Timothy Potter wrote on Apr 29
th, 2009 at 1:38am:
I've been working on a tablet weaving project recently, and I noticed a picture of a Bronze-Age warp-twined band in a tablet weaving book. Although the exact method of construction is unknown, it was pointed out in the book that the band could have been woven with two-hole tablets. The structure of the band had alternating twists to adjacent pairs of warp threads giving the surface of the band the appearance of being knit. The idea of a tablet-woven sling has occurred to me before, but this is the first sling that I have seen that might have been made this way.
Has anyone tried making a tablet woven sling?
I guess the way to tell if the Cortaillod sling could have been tablet woven would be to compare the way the threads look at the edges of the pouch with a tablet woven sample.
Wish I had more time right now for experiments.
-Timothy Potter
Zwiebeltuete attempted to make a sling using tablet weaving some years back, but according to his web site he was rather unhappy with the result. However, I believe in this case he wove the entire sling that way rather than just the pocket.
The cortaillod sling might well be tablet woven, the wefts are surely twined, but whether with two or (presumably) four I can't tell from the illustration.
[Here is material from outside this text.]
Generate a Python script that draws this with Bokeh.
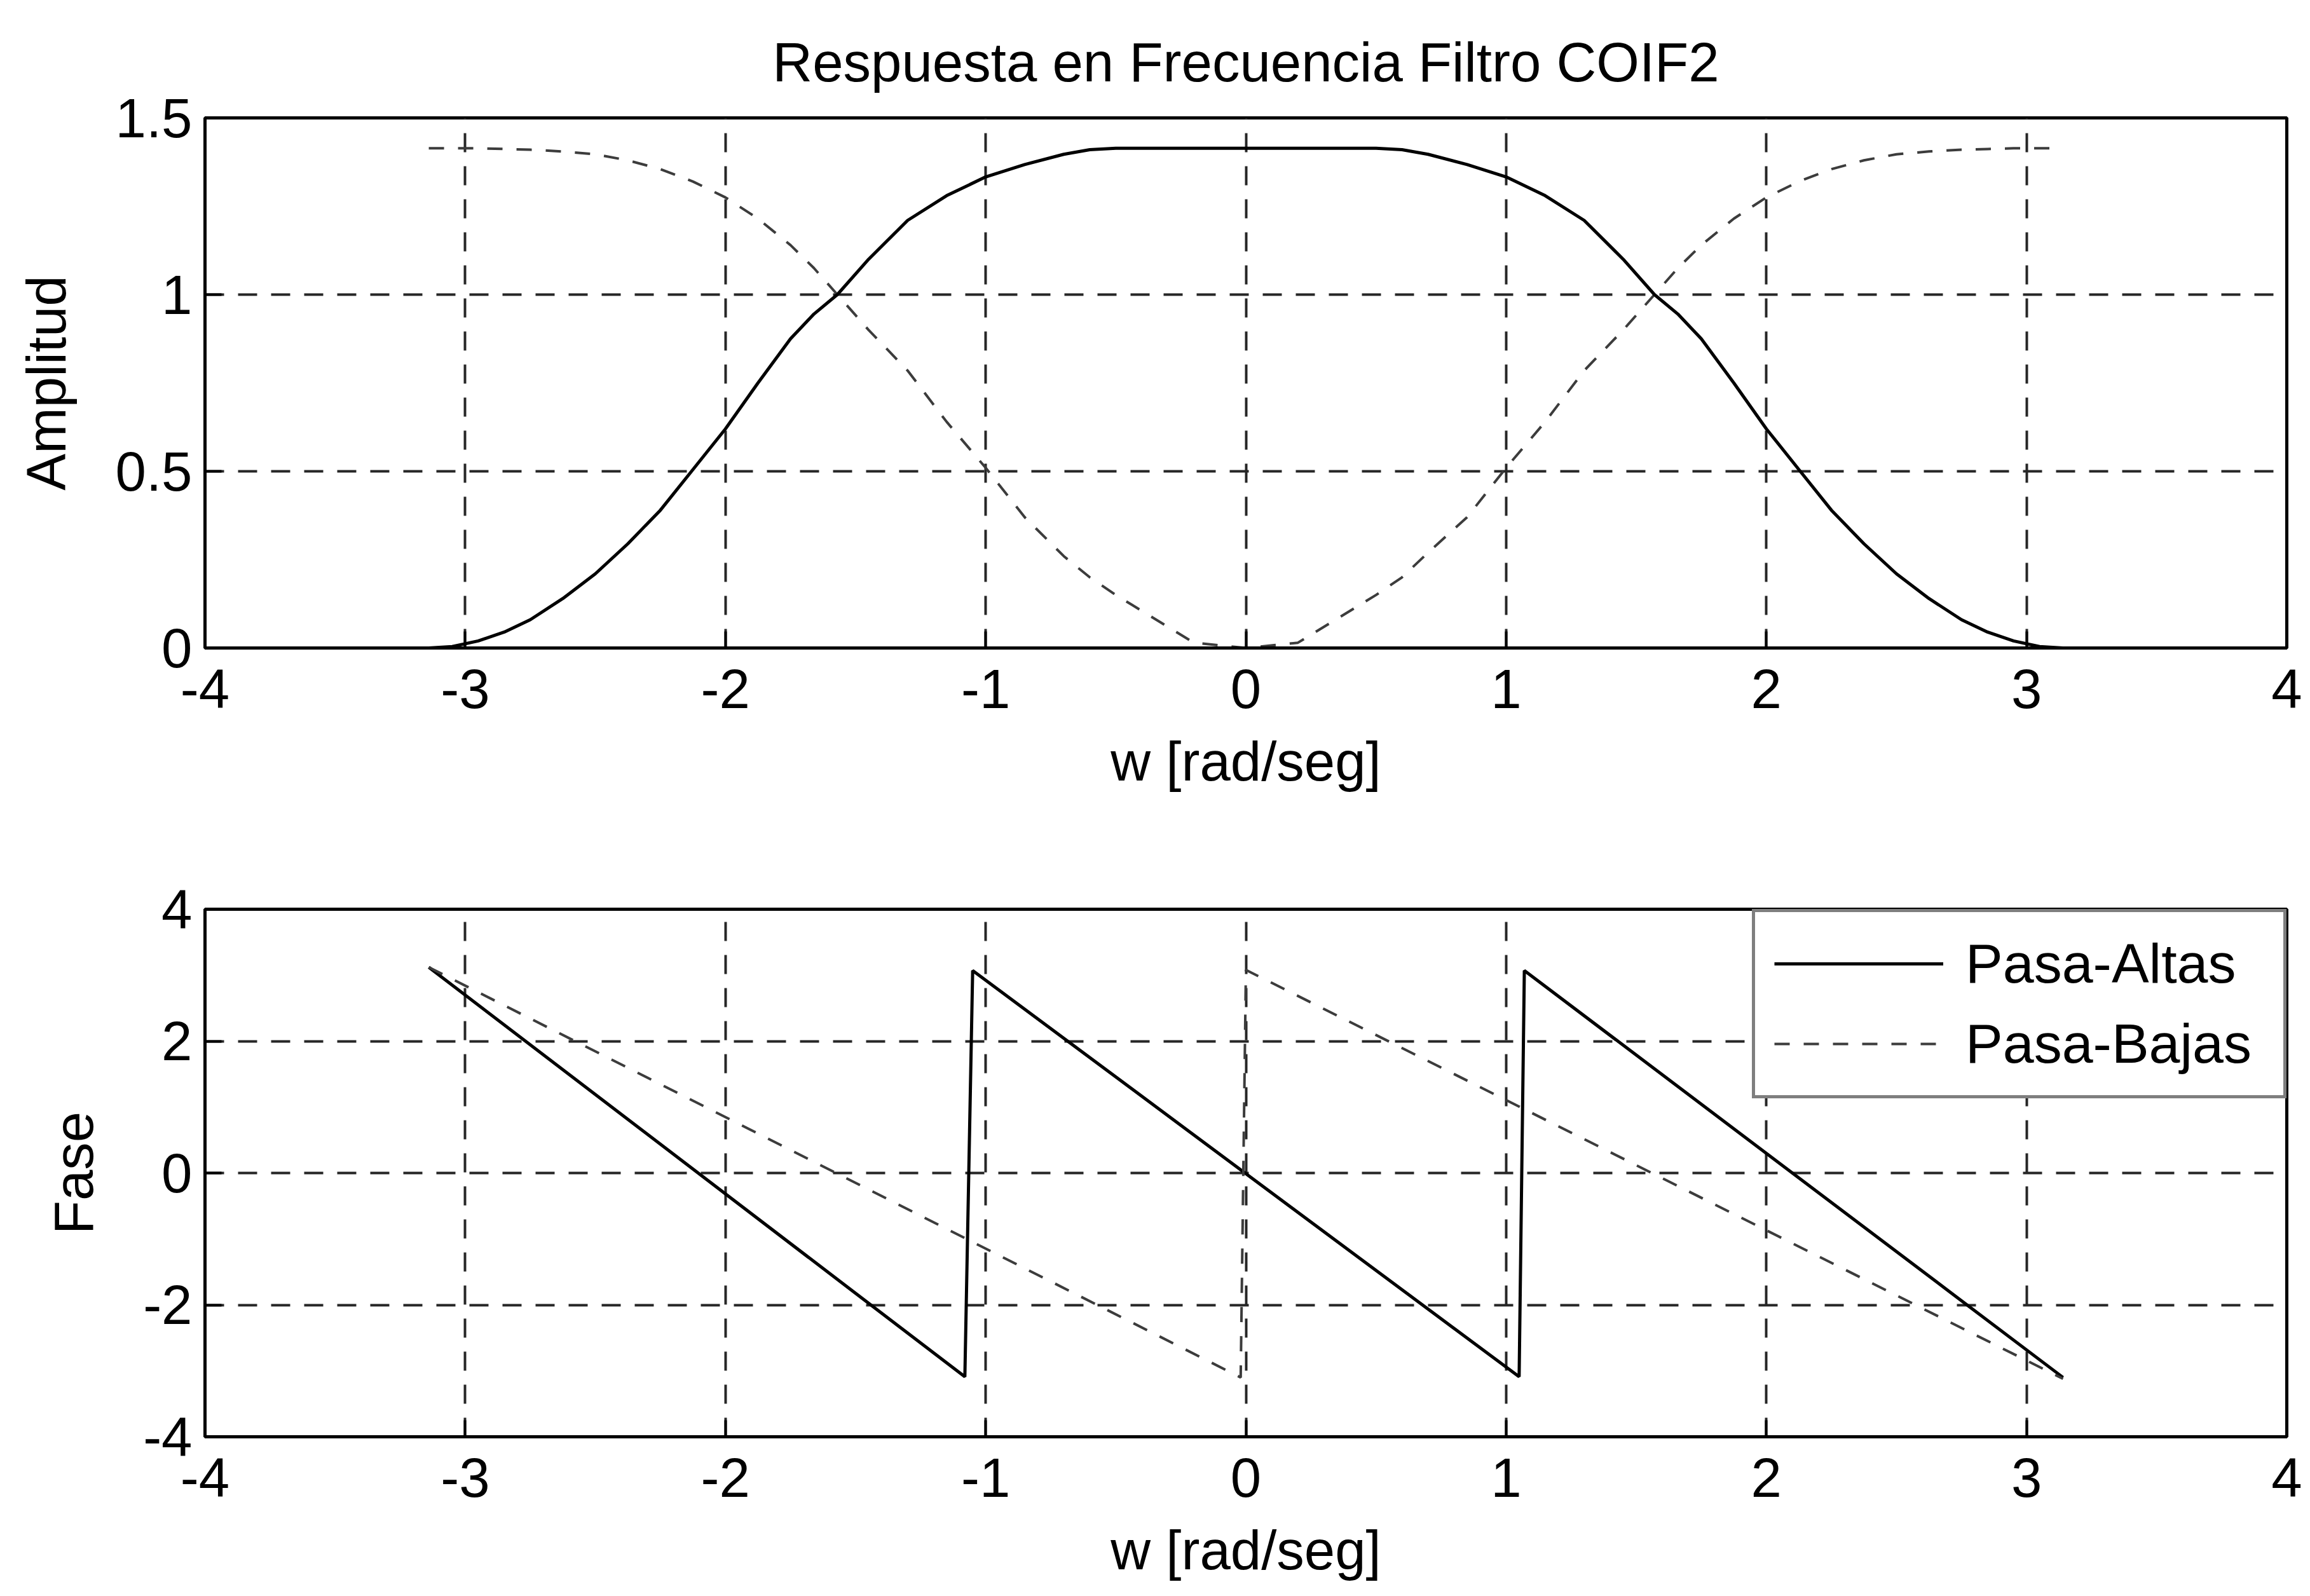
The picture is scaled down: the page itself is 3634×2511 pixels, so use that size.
from bokeh.plotting import figure
from bokeh.models import Range1d, FixedTicker, Title
from bokeh.layouts import column
from bokeh.embed import file_html
from bokeh.resources import INLINE

# ---- data ----
w_amp = [-3.14, -3.05, -2.95, -2.85, -2.75, -2.625, -2.5, -2.375, -2.25, -2.125, -2.0,
         -1.875, -1.75, -1.66, -1.57, -1.45, -1.3, -1.15, -1.0, -0.85, -0.7, -0.6, -0.5,
         -0.2, 0.0, 0.2,
         0.5, 0.6, 0.7, 0.85, 1.0, 1.15, 1.3, 1.45, 1.57, 1.66, 1.75, 1.875, 2.0, 2.125,
         2.25, 2.375, 2.5, 2.625, 2.75, 2.85, 2.95, 3.05, 3.14]
amp_altas = [0.0, 0.004, 0.02, 0.045, 0.08, 0.14, 0.21, 0.295, 0.39, 0.505, 0.62,
             0.75, 0.875, 0.945, 1.0, 1.1, 1.21, 1.28, 1.333, 1.368, 1.397, 1.41, 1.414,
             1.414, 1.414, 1.414,
             1.414, 1.41, 1.397, 1.368, 1.333, 1.28, 1.21, 1.1, 1.0, 0.945, 0.875, 0.75, 0.62, 0.505,
             0.39, 0.295, 0.21, 0.14, 0.08, 0.045, 0.02, 0.004, 0.0]
amp_bajas = [1.414, 1.414, 1.414, 1.412, 1.41, 1.405, 1.397, 1.38, 1.355, 1.32, 1.275,
             1.215, 1.14, 1.075, 1.0, 0.9, 0.785, 0.64, 0.51, 0.37, 0.26, 0.2, 0.15,
             0.015, 0.0, 0.015,
             0.15, 0.2, 0.27, 0.37, 0.51, 0.64, 0.785, 0.9, 1.0, 1.075, 1.14, 1.215, 1.275, 1.32,
             1.355, 1.38, 1.397, 1.405, 1.41, 1.412, 1.414, 1.414, 1.414]

w_fase_altas = [-3.14, -1.08, -1.05, 1.05, 1.07, 3.14]
fase_altas = [3.12, -3.09, 3.07, -3.09, 3.07, -3.10]
w_fase_bajas = [-3.14, -0.02, 0.0, 3.14]
fase_bajas = [3.12, -3.10, 3.08, -3.12]

x_ticks = [-4, -3, -2, -1, 0, 1, 2, 3, 4]
x_tick_labels = ["-4", "-3", "-2", "-1", "0", "1", "2", "3", "4"]
amp_ticks = [0, 0.5, 1, 1.5]
amp_tick_labels = ["0", "0.5", "1", "1.5"]
fase_ticks = [-4, -2, 0, 2, 4]
fase_tick_labels = ["-4", "-2", "0", "2", "4"]

title_text = "Respuesta en Frecuencia Filtro COIF2"
xlabel = "w [rad/seg]"
FONT = "Liberation Sans"
FS = "87px"
W = 3634
GRAY = "#3c3c3c"


def style_axis(ax, ticks, labels):
    ax.ticker = FixedTicker(ticks=ticks)
    ax.major_label_overrides = dict(zip(ticks, labels))
    ax.axis_line_color = "black"
    ax.axis_line_width = 5
    ax.major_tick_line_color = "black"
    ax.major_tick_line_width = 4
    ax.major_tick_in = 26
    ax.major_tick_out = 0
    ax.minor_tick_line_color = None
    ax.major_label_text_font = FONT
    ax.major_label_text_color = "black"
    ax.major_label_text_font_size = FS
    ax.major_label_standoff = 34
    ax.axis_label_text_font = FONT
    ax.axis_label_text_font_size = FS
    ax.axis_label_text_font_style = "normal"
    ax.axis_label_text_color = "black"


def make_fig(height, top, bottom, yr, yticks, ylabels, ylab):
    p = figure(width=W, height=height, x_range=Range1d(-4, 4), y_range=Range1d(*yr),
               output_backend="svg", toolbar_location=None,
               min_border_left=322, min_border_right=37,
               min_border_top=top, min_border_bottom=bottom)
    p.background_fill_color = "white"
    p.border_fill_color = "white"
    p.outline_line_color = "black"
    p.outline_line_width = 5
    style_axis(p.xaxis[0], x_ticks, x_tick_labels)
    p.xaxis[0].axis_label = xlabel
    p.xaxis[0].axis_label_standoff = 32
    style_axis(p.yaxis[0], yticks, ylabels)
    p.yaxis[0].major_label_standoff = 20
    p.yaxis[0].axis_label = ylab
    p.yaxis[0].axis_label_standoff = 58
    for g, t in ((p.xgrid, x_ticks), (p.ygrid, yticks)):
        g.ticker = FixedTicker(ticks=t)
        g.grid_line_color = "#262626"
        g.grid_line_width = 4
        g.grid_line_dash = "30 22"
    return p


p1 = make_fig(1255, 185, 236, (0, 1.5), amp_ticks, amp_tick_labels, "Amplitud")
p1.title = Title(text=title_text, align="center", text_font=FONT, text_font_size=FS,
                 text_font_style="normal", text_color="black", standoff=80)
p1.line(w_amp, amp_bajas, line_color=GRAY, line_width=4, line_dash="24 22")
p1.line(w_amp, amp_altas, line_color="black", line_width=5)

p2 = make_fig(1256, 175, 251, (-4, 4), fase_ticks, fase_tick_labels, "Fase")
p2.line(w_fase_altas, fase_altas, line_color="black", line_width=5, legend_label="Pasa-Altas")
p2.line(w_fase_bajas, fase_bajas, line_color=GRAY, line_width=4, line_dash="24 22",
        legend_label="Pasa-Bajas")
lg = p2.legend[0]
lg.location = "top_right"
lg.margin = 0
lg.padding = 30
lg.spacing = 24
lg.glyph_width = 266
lg.glyph_height = 100
lg.label_height = 100
lg.label_width = 470
lg.label_standoff = 35
lg.label_text_font = FONT
lg.label_text_font_size = "88px"
lg.label_text_color = "black"
lg.border_line_color = "black"
lg.border_line_width = 5
lg.background_fill_color = "white"
lg.background_fill_alpha = 1.0

layout = column(p1, p2, spacing=0)
open("out.html", "w").write(file_html(layout, INLINE))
To be honest, I would have thought it was manually twined. As far as the edges, I'm not sure if the illustrations show a real selvedge or an edging piece that might have led into the sling cords (like the tibetan slings. The trouble is, although I think the line drawing is rather beautiful, I'm not sure how much trust one can place on very small details in it.
Is the illustration you mention the same as posted earlier in this thread?